Email spam is a not just a problem but more a menace with the increasing number of spammers that are active. Detection of spam mails from a collection of legitimate mails is a very important data classification problem. However, the impact of classifying a legitimate email as spam is more than filtering spam. Legitimate mail classified as spam is known as ham and is the result of improper classification. Hence, the threshold is selected in such a way as to avoid false negatives.
Various features of the mail such as the senders mail id (black listed or not), content of the mail in terms of occurrence of words common to spam mail like 'free', 'buy' etc are used to judge if a mail is spam or not.
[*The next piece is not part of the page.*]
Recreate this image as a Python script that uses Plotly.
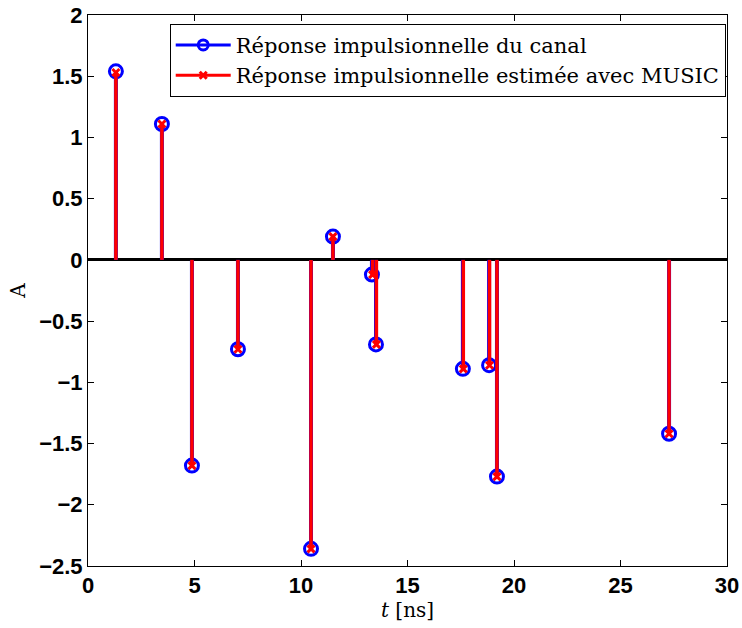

Email Spam – detection and anti detection methods
Server side filter out spam such as spam assassin make use of rules which classify mail into spam and email based on occurrence of different types of words and features. It makes use of a neural network algorithm based method to do the classification. Spam Bayes provides tools for desktop utilities such as outlook, gmail, yahoo POP3 and IMAP and many other popular email clients. It is based on stasticial analysis of the email content.
The methods which rely on content based classification of spam have been very effective as the spammer has to deliver his spam message whose content is very different from a legitimate mail in many ways.
The empire fights back
The spam empire has fought back with many changes. Tools such as Spam checker will check the mail and suggest synonyms or changes to the mail to make it look less like spam and more like legitimate mail. Although the spammer can make such changes he cant make the mail ridiculously complex and incomprehensible. The new rules and new synonyms to escape the rules is an ongoing battle between spam and spam detectors. Gmail uses the same content based approach to decide what are relevant ads for that particular mail user.
Using images in place of the words that might give them away has been a popular method among spammers to avoid detection by such content methods. Having to recognize the characters and words in the images and checking them for spam is the obvious solution. This seems to be a never ending battle.